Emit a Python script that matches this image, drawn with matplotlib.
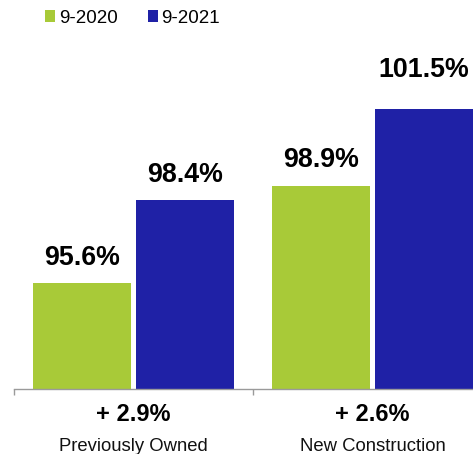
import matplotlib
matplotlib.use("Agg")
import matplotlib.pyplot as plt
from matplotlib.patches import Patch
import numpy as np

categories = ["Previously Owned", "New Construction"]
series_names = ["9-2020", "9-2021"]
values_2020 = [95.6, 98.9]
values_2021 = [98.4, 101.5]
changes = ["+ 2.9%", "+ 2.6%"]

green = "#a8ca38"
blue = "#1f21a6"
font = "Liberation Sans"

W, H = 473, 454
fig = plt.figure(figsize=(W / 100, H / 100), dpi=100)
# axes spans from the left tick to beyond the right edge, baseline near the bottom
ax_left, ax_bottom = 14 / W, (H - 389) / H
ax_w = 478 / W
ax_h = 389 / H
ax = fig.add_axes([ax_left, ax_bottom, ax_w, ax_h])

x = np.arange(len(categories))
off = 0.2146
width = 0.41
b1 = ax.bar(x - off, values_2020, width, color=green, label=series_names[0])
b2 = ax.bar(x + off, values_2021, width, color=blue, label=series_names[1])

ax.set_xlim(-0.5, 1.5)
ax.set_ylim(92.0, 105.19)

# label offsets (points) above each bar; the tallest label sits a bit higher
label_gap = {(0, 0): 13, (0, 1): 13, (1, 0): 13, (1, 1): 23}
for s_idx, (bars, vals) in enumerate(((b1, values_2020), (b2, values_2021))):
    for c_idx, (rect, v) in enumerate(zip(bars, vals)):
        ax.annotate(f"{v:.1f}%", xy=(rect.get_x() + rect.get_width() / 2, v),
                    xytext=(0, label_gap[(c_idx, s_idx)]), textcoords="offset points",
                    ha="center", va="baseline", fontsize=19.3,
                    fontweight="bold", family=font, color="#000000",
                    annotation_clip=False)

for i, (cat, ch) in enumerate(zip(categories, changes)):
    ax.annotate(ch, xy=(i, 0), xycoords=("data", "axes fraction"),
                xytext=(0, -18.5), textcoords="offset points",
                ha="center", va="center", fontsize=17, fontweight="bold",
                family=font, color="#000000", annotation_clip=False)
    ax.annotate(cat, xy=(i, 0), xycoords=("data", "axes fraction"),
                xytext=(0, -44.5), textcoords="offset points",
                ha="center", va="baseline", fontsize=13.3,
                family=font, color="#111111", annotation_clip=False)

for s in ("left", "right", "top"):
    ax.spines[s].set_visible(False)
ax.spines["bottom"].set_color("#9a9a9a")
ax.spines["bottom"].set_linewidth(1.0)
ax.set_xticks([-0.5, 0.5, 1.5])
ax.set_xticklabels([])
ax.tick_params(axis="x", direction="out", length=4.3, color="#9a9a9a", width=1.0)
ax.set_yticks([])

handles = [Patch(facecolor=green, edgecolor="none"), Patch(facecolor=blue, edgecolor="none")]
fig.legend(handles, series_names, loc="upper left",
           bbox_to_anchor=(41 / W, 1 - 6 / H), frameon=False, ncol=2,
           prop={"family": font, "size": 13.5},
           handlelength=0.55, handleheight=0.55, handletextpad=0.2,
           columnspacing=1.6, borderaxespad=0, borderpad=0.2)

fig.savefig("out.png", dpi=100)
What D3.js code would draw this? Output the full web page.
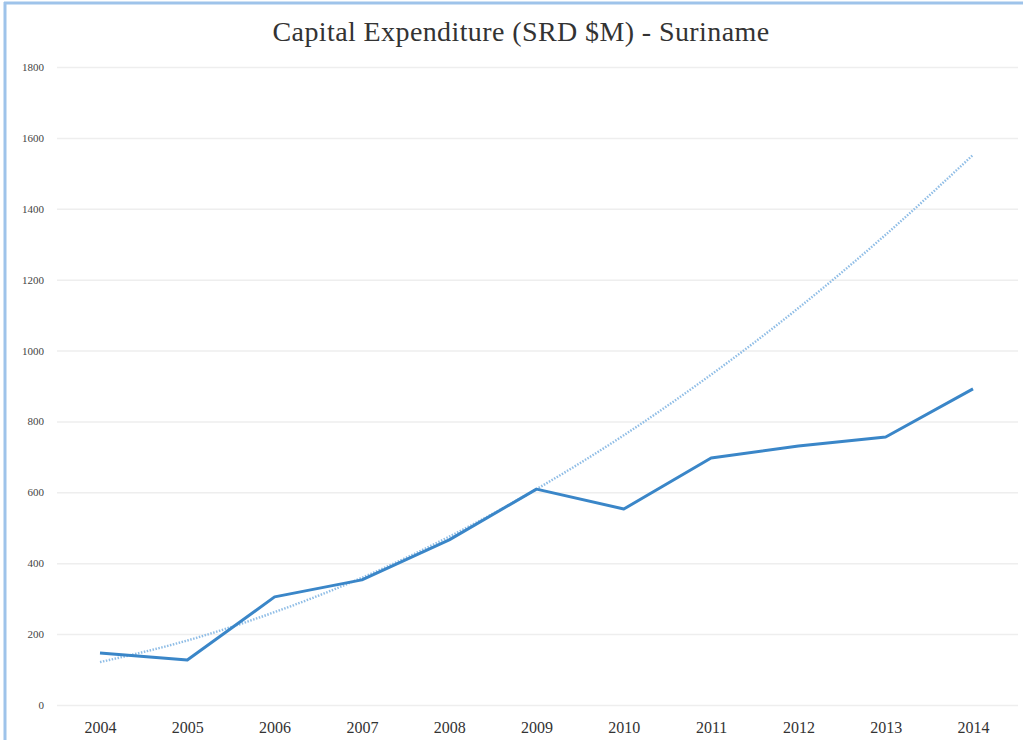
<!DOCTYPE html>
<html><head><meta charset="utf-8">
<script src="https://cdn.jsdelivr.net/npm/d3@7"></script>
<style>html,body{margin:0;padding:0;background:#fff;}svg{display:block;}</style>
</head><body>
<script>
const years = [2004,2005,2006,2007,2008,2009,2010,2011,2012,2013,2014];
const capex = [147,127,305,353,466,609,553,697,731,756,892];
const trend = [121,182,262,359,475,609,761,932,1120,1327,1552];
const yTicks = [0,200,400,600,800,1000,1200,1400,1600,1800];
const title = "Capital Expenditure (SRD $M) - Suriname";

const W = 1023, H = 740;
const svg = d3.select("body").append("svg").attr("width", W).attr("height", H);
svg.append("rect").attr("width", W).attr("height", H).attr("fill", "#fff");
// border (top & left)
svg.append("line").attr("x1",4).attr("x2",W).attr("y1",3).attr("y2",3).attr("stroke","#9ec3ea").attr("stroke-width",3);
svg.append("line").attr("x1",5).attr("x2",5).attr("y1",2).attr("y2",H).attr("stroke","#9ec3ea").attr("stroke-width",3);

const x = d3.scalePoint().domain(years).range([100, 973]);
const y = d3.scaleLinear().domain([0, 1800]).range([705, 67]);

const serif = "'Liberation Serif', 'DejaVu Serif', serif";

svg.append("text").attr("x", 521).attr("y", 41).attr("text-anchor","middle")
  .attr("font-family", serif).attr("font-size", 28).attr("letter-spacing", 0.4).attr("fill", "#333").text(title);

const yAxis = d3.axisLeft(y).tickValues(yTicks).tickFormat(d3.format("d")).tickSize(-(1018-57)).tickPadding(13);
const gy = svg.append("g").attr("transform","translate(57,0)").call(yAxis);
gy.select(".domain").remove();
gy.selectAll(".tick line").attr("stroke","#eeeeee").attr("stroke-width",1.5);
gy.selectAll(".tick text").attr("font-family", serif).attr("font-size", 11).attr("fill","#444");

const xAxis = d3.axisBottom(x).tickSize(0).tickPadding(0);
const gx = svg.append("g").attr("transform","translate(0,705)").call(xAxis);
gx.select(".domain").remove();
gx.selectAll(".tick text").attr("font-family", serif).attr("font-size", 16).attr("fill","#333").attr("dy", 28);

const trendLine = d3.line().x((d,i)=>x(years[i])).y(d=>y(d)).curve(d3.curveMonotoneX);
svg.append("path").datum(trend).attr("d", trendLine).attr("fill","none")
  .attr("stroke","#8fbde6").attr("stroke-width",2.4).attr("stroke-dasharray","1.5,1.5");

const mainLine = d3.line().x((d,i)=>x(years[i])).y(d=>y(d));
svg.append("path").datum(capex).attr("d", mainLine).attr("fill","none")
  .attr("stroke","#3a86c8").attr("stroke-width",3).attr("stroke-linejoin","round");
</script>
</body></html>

· · · · · · ·

*Prompt:* Print each line of the material above exactly, with the pictures removed from your copy.

*Solution to this problem:*
Emit a Python script that matches this image, drawn with matplotlib.
import matplotlib
matplotlib.use("Agg")
import matplotlib.pyplot as plt
from matplotlib.patches import Patch
import numpy as np

categories = ["Previously Owned", "New Construction"]
series_names = ["9-2020", "9-2021"]
values_2020 = [95.6, 98.9]
values_2021 = [98.4, 101.5]
changes = ["+ 2.9%", "+ 2.6%"]

green = "#a8ca38"
blue = "#1f21a6"
font = "Liberation Sans"

W, H = 473, 454
fig = plt.figure(figsize=(W / 100, H / 100), dpi=100)
# axes spans from the left tick to beyond the right edge, baseline near the bottom
ax_left, ax_bottom = 14 / W, (H - 389) / H
ax_w = 478 / W
ax_h = 389 / H
ax = fig.add_axes([ax_left, ax_bottom, ax_w, ax_h])

x = np.arange(len(categories))
off = 0.2146
width = 0.41
b1 = ax.bar(x - off, values_2020, width, color=green, label=series_names[0])
b2 = ax.bar(x + off, values_2021, width, color=blue, label=series_names[1])

ax.set_xlim(-0.5, 1.5)
ax.set_ylim(92.0, 105.19)

# label offsets (points) above each bar; the tallest label sits a bit higher
label_gap = {(0, 0): 13, (0, 1): 13, (1, 0): 13, (1, 1): 23}
for s_idx, (bars, vals) in enumerate(((b1, values_2020), (b2, values_2021))):
    for c_idx, (rect, v) in enumerate(zip(bars, vals)):
        ax.annotate(f"{v:.1f}%", xy=(rect.get_x() + rect.get_width() / 2, v),
                    xytext=(0, label_gap[(c_idx, s_idx)]), textcoords="offset points",
                    ha="center", va="baseline", fontsize=19.3,
                    fontweight="bold", family=font, color="#000000",
                    annotation_clip=False)

for i, (cat, ch) in enumerate(zip(categories, changes)):
    ax.annotate(ch, xy=(i, 0), xycoords=("data", "axes fraction"),
                xytext=(0, -18.5), textcoords="offset points",
                ha="center", va="center", fontsize=17, fontweight="bold",
                family=font, color="#000000", annotation_clip=False)
    ax.annotate(cat, xy=(i, 0), xycoords=("data", "axes fraction"),
                xytext=(0, -44.5), textcoords="offset points",
                ha="center", va="baseline", fontsize=13.3,
                family=font, color="#111111", annotation_clip=False)

for s in ("left", "right", "top"):
    ax.spines[s].set_visible(False)
ax.spines["bottom"].set_color("#9a9a9a")
ax.spines["bottom"].set_linewidth(1.0)
ax.set_xticks([-0.5, 0.5, 1.5])
ax.set_xticklabels([])
ax.tick_params(axis="x", direction="out", length=4.3, color="#9a9a9a", width=1.0)
ax.set_yticks([])

handles = [Patch(facecolor=green, edgecolor="none"), Patch(facecolor=blue, edgecolor="none")]
fig.legend(handles, series_names, loc="upper left",
           bbox_to_anchor=(41 / W, 1 - 6 / H), frameon=False, ncol=2,
           prop={"family": font, "size": 13.5},
           handlelength=0.55, handleheight=0.55, handletextpad=0.2,
           columnspacing=1.6, borderaxespad=0, borderpad=0.2)

fig.savefig("out.png", dpi=100)
What D3.js code would draw this? Output the full web page.
<!DOCTYPE html>
<html><head><meta charset="utf-8">
<script src="https://cdn.jsdelivr.net/npm/d3@7"></script>
<style>html,body{margin:0;padding:0;background:#fff;}svg{display:block;}</style>
</head><body>
<script>
const years = [2004,2005,2006,2007,2008,2009,2010,2011,2012,2013,2014];
const capex = [147,127,305,353,466,609,553,697,731,756,892];
const trend = [121,182,262,359,475,609,761,932,1120,1327,1552];
const yTicks = [0,200,400,600,800,1000,1200,1400,1600,1800];
const title = "Capital Expenditure (SRD $M) - Suriname";

const W = 1023, H = 740;
const svg = d3.select("body").append("svg").attr("width", W).attr("height", H);
svg.append("rect").attr("width", W).attr("height", H).attr("fill", "#fff");
// border (top & left)
svg.append("line").attr("x1",4).attr("x2",W).attr("y1",3).attr("y2",3).attr("stroke","#9ec3ea").attr("stroke-width",3);
svg.append("line").attr("x1",5).attr("x2",5).attr("y1",2).attr("y2",H).attr("stroke","#9ec3ea").attr("stroke-width",3);

const x = d3.scalePoint().domain(years).range([100, 973]);
const y = d3.scaleLinear().domain([0, 1800]).range([705, 67]);

const serif = "'Liberation Serif', 'DejaVu Serif', serif";

svg.append("text").attr("x", 521).attr("y", 41).attr("text-anchor","middle")
  .attr("font-family", serif).attr("font-size", 28).attr("letter-spacing", 0.4).attr("fill", "#333").text(title);

const yAxis = d3.axisLeft(y).tickValues(yTicks).tickFormat(d3.format("d")).tickSize(-(1018-57)).tickPadding(13);
const gy = svg.append("g").attr("transform","translate(57,0)").call(yAxis);
gy.select(".domain").remove();
gy.selectAll(".tick line").attr("stroke","#eeeeee").attr("stroke-width",1.5);
gy.selectAll(".tick text").attr("font-family", serif).attr("font-size", 11).attr("fill","#444");

const xAxis = d3.axisBottom(x).tickSize(0).tickPadding(0);
const gx = svg.append("g").attr("transform","translate(0,705)").call(xAxis);
gx.select(".domain").remove();
gx.selectAll(".tick text").attr("font-family", serif).attr("font-size", 16).attr("fill","#333").attr("dy", 28);

const trendLine = d3.line().x((d,i)=>x(years[i])).y(d=>y(d)).curve(d3.curveMonotoneX);
svg.append("path").datum(trend).attr("d", trendLine).attr("fill","none")
  .attr("stroke","#8fbde6").attr("stroke-width",2.4).attr("stroke-dasharray","1.5,1.5");

const mainLine = d3.line().x((d,i)=>x(years[i])).y(d=>y(d));
svg.append("path").datum(capex).attr("d", mainLine).attr("fill","none")
  .attr("stroke","#3a86c8").attr("stroke-width",3).attr("stroke-linejoin","round");
</script>
</body></html>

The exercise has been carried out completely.